Five days later England lost 3-1 in Vienna. "We still had to make sure of qualifying for the World Cup, so I could understand Walter wanting to have a look at other players," Armfield said, "but it might have been better to keep the same team.

"The lads who came in [Brian Miller in midfield for Bobby Robson and John Angus in place of Mick McNeil at left back] did well enough, but after the events of Rome we never seemed to be up for it."

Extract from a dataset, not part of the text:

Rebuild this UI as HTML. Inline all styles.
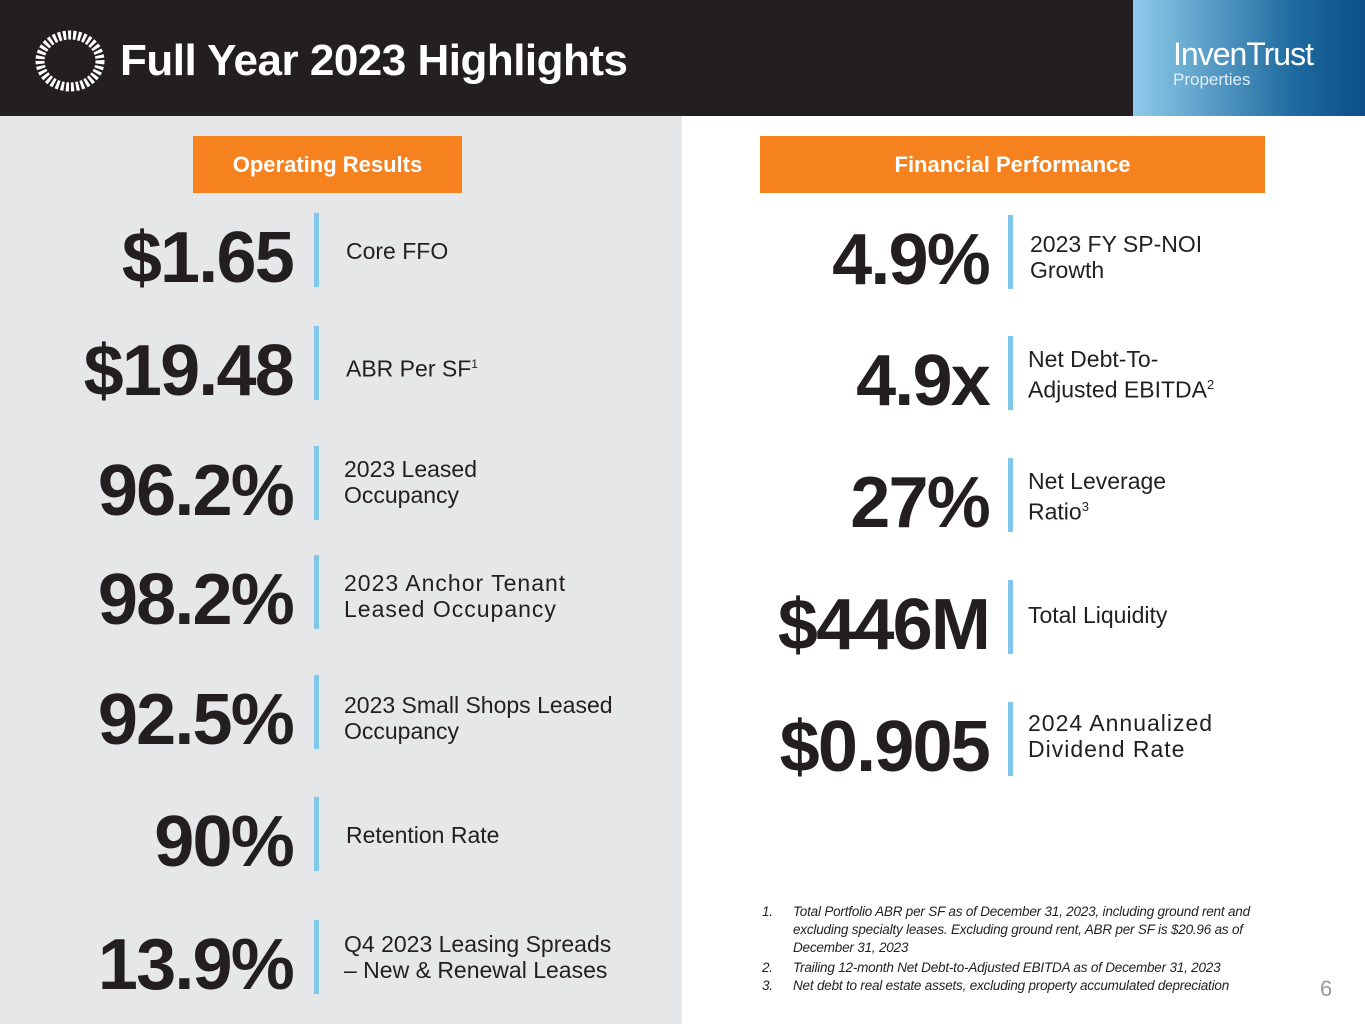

Among the issues at stake that warm afternoon in Rome was whether Bobby Charlton would at last realise his potential. Unsure of how to get the best out an immensely gifted footballer, England and Manchester United used him on the left wing, the position he filled in Rome and where he continued to play until transformed by Alf Ramsey's idea of operating in close support of the strikers.

When England won the World Cup five years later, Charlton was the only one of the five survivors from Rome in Ramsey's squad to be selected for the final against West Germany. Armfield, Springett and Ron Flowers didn't appear at all, and Greaves couldn't budge either Geoff Hurst or Roger Hunt after dropping out with an injury.

Haynes' international career ended prematurely when a car crash shortly after leading England in the 1962 World Cup finals left him with a permanently damaged knee. Made England's first pounds 100 per week footballer by his only professional club, Fulham, on the removal of the maximum wage in 1961, he won 56 caps and widespread acclaim as one of the game's creative players.

Reflecting further on the events of May 1961 he said. "As the link players in a sort of 4-2-4 formation, Bob Robson and I were given a chasing. It's going back a long way but I remember that clearly. That and the collision with Buffon, whose nephew plays for Parma. And Jimmy Armfield's face when I suggested the lap of honour."

Haynes will watch tomorrow's match on television. So will McGhee whose retirement years are partly taken up by reporting for the Observer. He has a thought that England supporters may think disturbing. It is that in size and features Gianfranco Zola bears a resemblance to Sivori. Plays a lot like him too.